The Snapshot section shows six cards. Here's what each one is telling you.
Portfolio Value is the full projected value of your shares. This is the headline number, but it's not what lands in your pocket each month.
Walk-Away Value is what you'd keep after capital gains tax if you sold today. If your Cap Gains Tax is zero, this matches your Portfolio Value, because there's no tax to pay.
Net Dividend Income is what your shares are projected to pay in dividends, after Div Tax. The card shows a monthly figure with the annual amount underneath. This is the number that matters if your goal is income you can live on.
Shares Owned is your share count. It climbs over time through DRIP and contributions. More shares means more dividends next year.
Total Cost adds up everything the projection cost you: capital gains tax if you sold, dividend tax paid along the way, and fund fees. It's shown in red because it's the drag on your returns.
Yield on Cost is your current annual dividend income measured against what you originally paid, not today's price. It climbs over time as Div Growth raises the payout. A fund yielding 3.5% today could be yielding 30% or higher on your original cost decades later, depending on Div Growth.
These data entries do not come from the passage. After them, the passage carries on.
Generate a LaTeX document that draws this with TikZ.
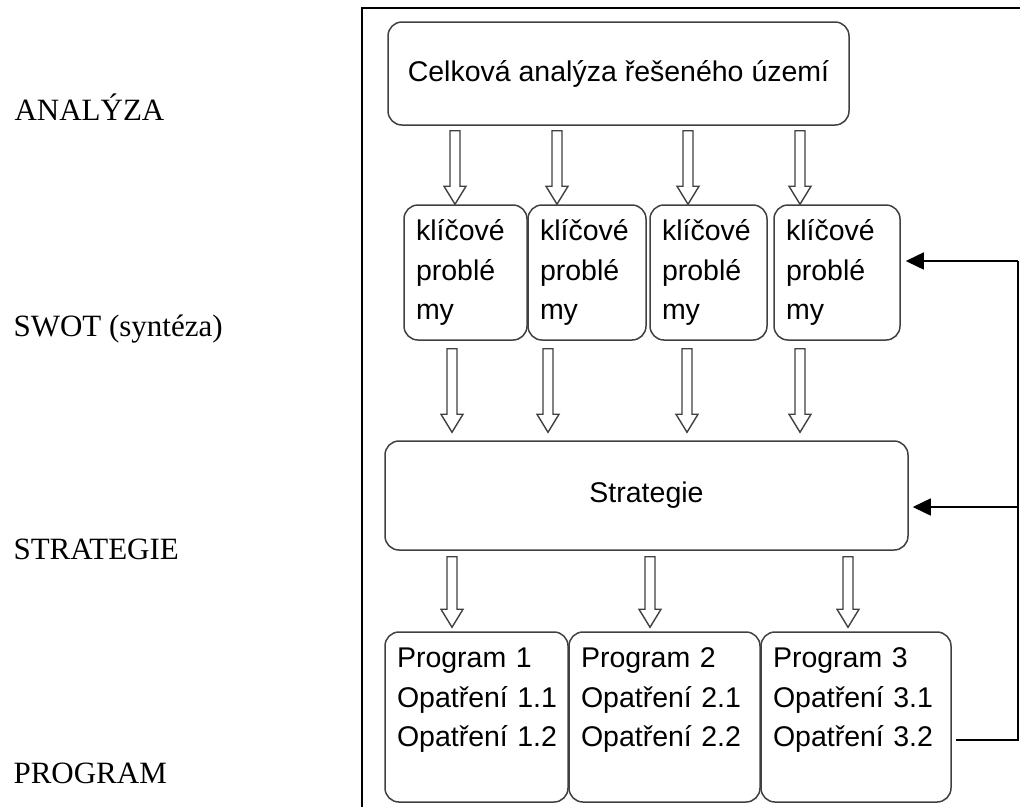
\documentclass[tikz,border=0pt]{standalone}
\usepackage{fontspec}
\setmainfont{Liberation Serif}
\newfontfamily\boxfont{Liberation Sans}
\usepackage{tikz}
\usetikzlibrary{arrows.meta,calc}

\tikzset{
  box/.style={draw=black!75, line width=1.5pt, rounded corners=14pt, inner sep=0pt,
    font=\boxfont\fontsize{28.5}{39.5}\selectfont},
  kpbox/.style={box, align=left, minimum height=135pt},
  progbox/.style={box, align=left, minimum height=170pt},
  hollow/.style={draw=black!75, line width=1.4pt, fill=white, line join=miter},
  fb/.style={line width=1.5pt, -{Triangle[length=18pt,width=17pt]}},
  stage/.style={anchor=base west, font=\fontsize{31}{36}\selectfont}
}

% x, from node, to node, gap top, gap bottom
\newcommand{\blockarrow}[5]{%
  \draw[hollow] let \p1=(#2.south), \p2=(#3.north) in
    (#1-5,\y1-#4) -- (#1+5,\y1-#4) -- (#1+5,\y2+#5+18) -- (#1+11,\y2+#5+18)
    -- (#1,\y2+#5) -- (#1-11,\y2+#5+18) -- (#1-5,\y2+#5+18) -- cycle;}

\begin{document}
\begin{tikzpicture}[x=1pt,y=1pt]
  \useasboundingbox (0,0) rectangle (1020,-807);

  % levels on the left
  \node[stage] (lana) at (11,-120) {ANALÝZA};
  \node[stage] (lswot) at (10,-336) {SWOT (syntéza)};
  \node[stage] (lstrat) at (10,-559) {STRATEGIE};
  \node[stage] (lprog) at (10,-783) {PROGRAM};

  % frame
  \draw[line width=2pt] (1020,-8) -- (362,-8) -- (362,-807);

  % boxes
  \node[box, minimum width=461pt, minimum height=103pt] (ana) at (618.5,-73.5)
    {Celková analýza řešeného území};
  \node[kpbox, text width=99pt, minimum width=123pt] (kp1) at (465.5,-272.5)
    {klíčové\\problé\\my};
  \node[kpbox, text width=94pt, minimum width=118pt] (kp2) at (587,-272.5)
    {klíčové\\problé\\my};
  \node[kpbox, text width=93pt, minimum width=117pt] (kp3) at (708.5,-272.5)
    {klíčové\\problé\\my};
  \node[kpbox, text width=102pt, minimum width=126pt] (kp4) at (837,-272.5)
    {klíčové\\problé\\my};
  \node[box, minimum width=523pt, minimum height=109pt] (strat) at (646.5,-495.5)
    {Strategie};
  \node[progbox, text width=159pt, minimum width=183pt] (prog1) at (476.5,-717)
    {Program~1\\Opatření~1.1\\Opatření~1.2\\ \mbox{}};
  \node[progbox, text width=167pt, minimum width=191pt] (prog2) at (664.5,-717)
    {Program~2\\Opatření~2.1\\Opatření~2.2\\ \mbox{}};
  \node[progbox, text width=166pt, minimum width=190pt] (prog3) at (856,-717)
    {Program~3\\Opatření~3.1\\Opatření~3.2\\ \mbox{}};

  % block arrows
  \blockarrow{455}{ana}{kp1}{5}{0}
  \blockarrow{557}{ana}{kp2}{5}{0}
  \blockarrow{688}{ana}{kp3}{5}{0}
  \blockarrow{800}{ana}{kp4}{5}{0}
  \blockarrow{452}{kp1}{strat}{8}{8}
  \blockarrow{548}{kp2}{strat}{8}{8}
  \blockarrow{687}{kp3}{strat}{8}{8}
  \blockarrow{800}{kp4}{strat}{8}{8}
  \blockarrow{452}{strat}{prog1}{6}{4}
  \blockarrow{650}{strat}{prog2}{6}{4}
  \blockarrow{848}{strat}{prog3}{6}{4}

  % feedback
  \coordinate (fbbot) at (1018,-740);
  \coordinate (fbtop) at (1018,-261);
  \coordinate (fbmid) at (1018,-507);
  \draw[line width=1.5pt] ([xshift=4pt]prog3.east |- fbbot) -- (fbbot) -- (fbtop);
  \draw[fb] (fbtop) -- ([xshift=5pt]kp4.east |- fbtop);
  \draw[fb] (fbmid) -- ([xshift=4pt]strat.east |- fbmid);
\end{tikzpicture}
\end{document}
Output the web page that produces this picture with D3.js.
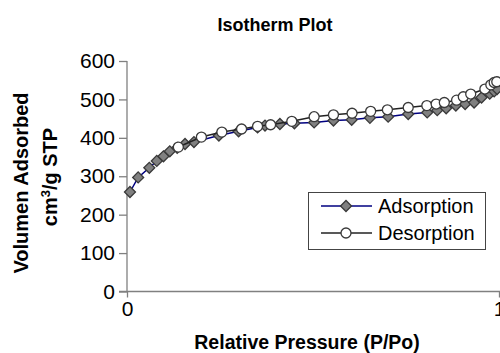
<!DOCTYPE html>
<html>
<head>
<meta charset="utf-8">
<script src="https://cdn.jsdelivr.net/npm/d3@7"></script>
<style>
  body { margin: 0; background: #fff; }
  svg { font-family: "Liberation Sans", Arial, Helvetica, sans-serif; }
</style>
</head>
<body>
<div id="chart"></div>
<script>
// values
var adsX = [0.008, 0.03, 0.06, 0.08, 0.098, 0.115, 0.135, 0.156, 0.18, 0.247, 0.30, 0.351, 0.371, 0.411, 0.45,
            0.503, 0.555, 0.604, 0.653, 0.702, 0.756, 0.807, 0.834, 0.858, 0.884, 0.909, 0.933, 0.953, 0.975, 0.987, 0.995];
var adsY = [259, 297, 322, 340, 352, 365, 374, 384, 389, 406, 417, 427, 432, 436, 438,
            440, 445, 447, 452, 455, 462, 466, 472, 477, 484, 488, 492, 505, 515, 521, 527];
var desX = [0.138, 0.2, 0.255, 0.308, 0.351, 0.386, 0.443, 0.503, 0.555, 0.605, 0.655, 0.70,
            0.756, 0.806, 0.831, 0.853, 0.886, 0.904, 0.924, 0.962, 0.978, 0.987, 0.994];
var desY = [376, 402, 415, 423, 430, 434, 443, 455, 460, 464, 469, 473,
            479, 484, 488, 492, 498, 507, 514, 527, 538, 544, 546];
var yTicks = [0, 100, 200, 300, 400, 500, 600];
var xTicks = [0, 1];
var seriesNames = ["Adsorption", "Desorption"];

var W = 500, H = 353;
var margin = { top: 61, right: 0, bottom: 61, left: 127 };

var svg = d3.select("#chart").append("svg")
    .attr("width", W)
    .attr("height", H);

var x = d3.scaleLinear().domain([0, 1]).range([margin.left, W - margin.right - 1]);
var y = d3.scaleLinear().domain([0, 600]).range([H - margin.bottom - 0.5, margin.top]);

// title
svg.append("text")
    .attr("x", 275).attr("y", 31)
    .attr("text-anchor", "middle")
    .style("font-size", "18px").style("font-weight", "bold")
    .text("Isotherm Plot");

// y axis
svg.append("g")
    .attr("transform", "translate(" + margin.left + ",0)")
    .call(d3.axisLeft(y).tickValues(yTicks).tickSize(8).tickPadding(4))
    .call(g => g.selectAll("line, path").attr("stroke", "#808080").attr("stroke-width", 1.3))
    .call(g => g.select(".domain").attr("d", "M0," + y(0) + "V" + y(600)))
    .call(g => g.selectAll(".tick text").style("font-size", "21px").attr("fill", "#000")
        .style("font-family", "'Liberation Sans', Arial, sans-serif"));

// x axis
svg.append("g")
    .attr("transform", "translate(0," + y(0) + ")")
    .call(d3.axisBottom(x).tickValues(xTicks).tickSize(6).tickPadding(4).tickFormat(d3.format("d")))
    .call(g => g.selectAll("line, path").attr("stroke", "#808080").attr("stroke-width", 1.3))
    .call(g => g.select(".domain").attr("d", "M" + (margin.left - 8) + ",0H" + W))
    .call(g => g.selectAll(".tick text").style("font-size", "21px").attr("fill", "#000")
        .style("font-family", "'Liberation Sans', Arial, sans-serif"));

// axis titles
svg.append("text")
    .attr("x", 307).attr("y", 349)
    .attr("text-anchor", "middle")
    .style("font-size", "19.5px").style("font-weight", "bold")
    .text("Relative Pressure (P/Po)");

svg.append("text")
    .attr("transform", "translate(28,183) rotate(-90)")
    .attr("text-anchor", "middle")
    .style("font-size", "20px").style("font-weight", "bold")
    .text("Volumen Adsorbed");

var yt2 = svg.append("text")
    .attr("transform", "translate(57,177) rotate(-90)")
    .attr("text-anchor", "middle")
    .style("font-size", "20px").style("font-weight", "bold");
yt2.append("tspan").text("cm");
yt2.append("tspan").attr("dy", -7).style("font-size", "13px").text("3");
yt2.append("tspan").attr("dy", 7).text("/g STP");

var line = d3.line()
    .x(function (d) { return x(d[0]); })
    .y(function (d) { return y(d[1]); });

var ads = adsX.map(function (v, i) { return [v, adsY[i]]; });
var des = desX.map(function (v, i) { return [v, desY[i]]; });

var diamond = d3.symbol().type(d3.symbolSquare).size(60);

// adsorption
svg.append("path")
    .datum(ads)
    .attr("d", line)
    .attr("fill", "none")
    .attr("stroke", "#000080")
    .attr("stroke-width", 1.5);

svg.selectAll("path.ads")
    .data(ads)
    .enter().append("path")
    .attr("class", "ads")
    .attr("d", diamond)
    .attr("transform", function (d) { return "translate(" + x(d[0]) + "," + y(d[1]) + ") rotate(45)"; })
    .attr("fill", "#808080")
    .attr("stroke", "#3a3a3a")
    .attr("stroke-width", 1.3);

// desorption
svg.append("path")
    .datum(des)
    .attr("d", line)
    .attr("fill", "none")
    .attr("stroke", "#222")
    .attr("stroke-width", 1.5);

svg.selectAll("circle.des")
    .data(des)
    .enter().append("circle")
    .attr("class", "des")
    .attr("cx", function (d) { return x(d[0]); })
    .attr("cy", function (d) { return y(d[1]); })
    .attr("r", 5)
    .attr("fill", "#fff")
    .attr("stroke", "#3a3a3a")
    .attr("stroke-width", 1.3);

// legend
var lg = svg.append("g");
lg.append("rect")
    .attr("x", 308.5).attr("y", 192.5)
    .attr("width", 177).attr("height", 57)
    .attr("fill", "#fff")
    .attr("stroke", "#444")
    .attr("stroke-width", 1);

var rows = lg.selectAll("g.row")
    .data(seriesNames)
    .enter().append("g")
    .attr("class", "row")
    .attr("transform", function (d, i) { return "translate(0," + (206 + i * 27) + ")"; });

rows.append("line")
    .attr("x1", 321).attr("x2", 372)
    .attr("stroke", function (d, i) { return i === 0 ? "#000080" : "#222"; })
    .attr("stroke-width", 1.5);

rows.each(function (d, i) {
    var r = d3.select(this);
    if (i === 0) {
        r.append("path").attr("d", diamond)
            .attr("transform", "translate(346,0) rotate(45)")
            .attr("fill", "#808080").attr("stroke", "#3a3a3a").attr("stroke-width", 1.3);
    } else {
        r.append("circle").attr("cx", 346).attr("r", 5)
            .attr("fill", "#fff").attr("stroke", "#3a3a3a").attr("stroke-width", 1.3);
    }
});

rows.append("text")
    .attr("x", 378).attr("y", 7)
    .style("font-size", "20px")
    .text(function (d) { return d; });
</script>
</body>
</html>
That's the reward for holding through the growth.
Read the year-by-year table above this section, not just the final number. The columns show Year, Contributed, Portfolio, Shares, Net Dividend, Walk-Away, YoC, Tax Paid, Fees, and Price. The shape of the climb tells you more than the endpoint. You'll see exactly when the compounding starts to outrun your contributions.
If you switch to Live Off Dividends mode, you'll also see a Freedom Date: the year and month when your projected dividend income covers your monthly expenses. That's the moment your portfolio is paying for your life.
Is this a real financial calculator or just an estimate?
It's a projection tool. It does real math on the assumptions you give it, but those assumptions are yours. Markets don't grow at a steady rate, so treat the output as a model, not a promise.
What's the difference between Div Yield and Div Growth?
Div Yield is what a fund pays right now as a percentage of its price. Div Growth is how fast that payout rises each year. Yield tells you today's income. Growth tells you tomorrow's.
Should I always turn DRIP on?
For long-term growth, DRIP ON reinvests every dividend and compounds your returns faster. For income you need to spend now, DRIP OFF lets dividends pay out as cash. The tool lets you try both, so you can see the gap.
How do you handle dividend tax?
If you set a Div Tax rate, the tool takes it out the moment each dividend is paid, before reinvesting. Set it to zero for a Roth IRA or other tax-free account.
Why doesn't my Walk-Away Value match my Portfolio Value?
Walk-Away Value subtracts the capital gains tax you'd owe if you sold everything today. If your Cap Gains Tax is zero, the two numbers match. If you set a real rate, Walk-Away Value is lower.
What's a realistic Div Growth rate?
It varies by fund. Established dividend payers often grow their payout in the mid-single digits to low double digits each year. Look up a fund's dividend growth history before assuming a number.
Can I use this for ETFs and REITs?
Yes. Any dividend-paying investment works. Enter the Div Yield, Div Growth, and Price Appreciation that fit the fund you're modeling.
Does this account for inflation?
The core projection shows nominal dollars. Use the Inflation Rate field under Advanced Options, then toggle "Today's dollars" above the Snapshot, to see the value in today's purchasing power.
Why does the income look so small in the early years?
Dividends start small and compound. The early years are slow on purpose. The growth shows up in the later years, which is why running a longer timeline reveals the real story.
What is Freedom Date?
In Live Off Dividends mode, Freedom Date is the year and month when your projected dividend income passes your monthly expenses. That's the moment your portfolio is paying for your life instead of you paying into it.